Out of 20 games (1 second per move) between Alpha-Beta Pruning (Without Transposition) and Alpha-Beta Pruning (With Transposition), Alpha-Beta Pruning (With Transposition) won 13/20 or 65% of the games.
This script takes the following arguments in no particular order
–count: number of games to play (default=2)
–time: time for the agents per move (in seconds, default=0.1)
–starting_position: starting position of the games to be simulated in fen (make sure to wrap this in quotes), leave out this argument for the default starting position of a chess game
–p1: agent (mcts, alphabeta) for player 1, or human for yourself
–p2: agent (mcts, alphabeta) for player 2, or human for yourself
The same information pop up when you run test_chess_agent.py
with –help
Note: don’t forget to call this script with the python located in the venv generated by the build script
This is a notebook that sets up the training environment, processes the data, and trains the model. Feel free to run it if you want, but I’ve notices that it takes some fidgeting with to work on different local environments. It’s much easier to train on google colab, here’s a notebook with the code modifications to make it run on colab https://colab.research.google.com/drive/1ANDBnV-EgJv005vEywiE8CuqLYR9rjhJ?usp=sharing
Neural Network i/o Representation (feel free to skip, included because this was in my notes and I think it’s cool)
Use a matrix to map the positions of each piece types (one feature map for pawns, one for rooks, etc) Board representation A board looks something like this (raw data)
| r | n | b | q | k | b | n | r |
| p | p | p | p | p | p | p | p |
| . | . | . | . | . | . | . | . |
| . | . | . | . | . | . | . | . |
| . | . | . | . | . | . | . | . |
| . | . | . | . | . | . | . | . |
| P | P | P | P | P | P | P | P |
| R | N | B | Q | K | B | N | R |
- We transform this in the following way
- Replace everything except the desired piece type to “.”
- Replace uppercase chars with 1 and lowercase chars with -1
- Replace “.” with 0
- If playing as black, multiply everything by -1
- Move representation - Use 2 matrices, one representing which piece to move, one representing where to move it to - Pretty easy to implement under UCI format
- Loss function - Since we are representing the output as 2 matrices, we will use 2 separate cross entropy losses and add the results.
- Optimizations
- A “check mate” function that searches for a single move that leads to a checkmate. If such a move exists, play it (without the NN’s say in it)

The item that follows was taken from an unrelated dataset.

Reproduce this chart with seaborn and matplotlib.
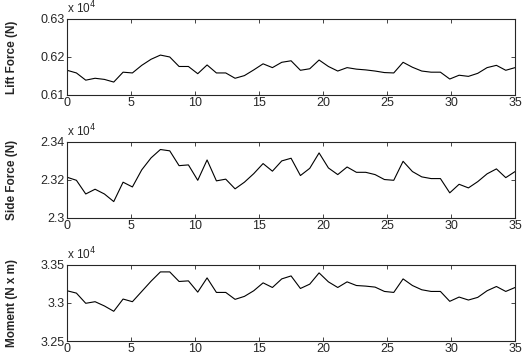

- Would be interesting to test if this function makes much of a difference. Theoretically this should only be impactful when the model is bad.
- Do this recursively for “forced mate” in 2, 3, or more moves. This would be interesting to test out as well
This class contains all the functions necessary to load a saved model and have it output a move based on a state. Running this class as main simulates a game between the strongest model (chess_model_epoch_300) against itself. I’ve actually trained the model to 500 epochs but its move quality started deteriorating (started to repeat moves and make nonsensical moves), so I’m using the epoch 300 snapshot as an example.
If you paste the pgn into an online chess analysis tool, you will hopefully see why I’ve not bothered to implement having the DNN play the other models. Plainly put, it’s absolutely garbage.
This is my implementation of the Game and State abstract classes from the MCTS assignment for chess. Here I defined heuristics/rewards for each state as follows: If terminal, then a win is worth 100 points, a loss -100, and a draw 0. If not terminal, the heuristic is calculated based on the values of black and white pieces on the board (using AlphaZero’s valuation), and the mobility of the black and white kings after move 20 (this is to incentivize pushing the opponent king into positions easier for checkmates in the endgame).
Both my mcts and alphabeta implementation use the same heuristics (with one difference which I’ll explain for alphaBeta.py). This mcts implementation searches to a default depth of 6 and follows the time constraint strictly (stops immediately when cpu time is up).
Both my alphaBeta implementations use iterative deepening, move ordering, and follow the time constraint strictly (here this means it aborts the current search and uses the last search if cpu time is up). The only difference between these two policies is the implementation: I noticed that incorporating the transposition table actually makes the search slower (meaning less states visited overall), so I thought to keep both versions for a comparison. It’s also worth noting that I’ve included an incentive for faster checkmates due to alphabeta not differentiating a mate in one/two vs a checkmate position. In other words, without this last change, alphabeta is perfectly happy as long as it sees the forced mate a couple moves down, and wouldn’t be inclined to finish the game immediately (which was kind of funny to me, since it felt like it was playing with its food).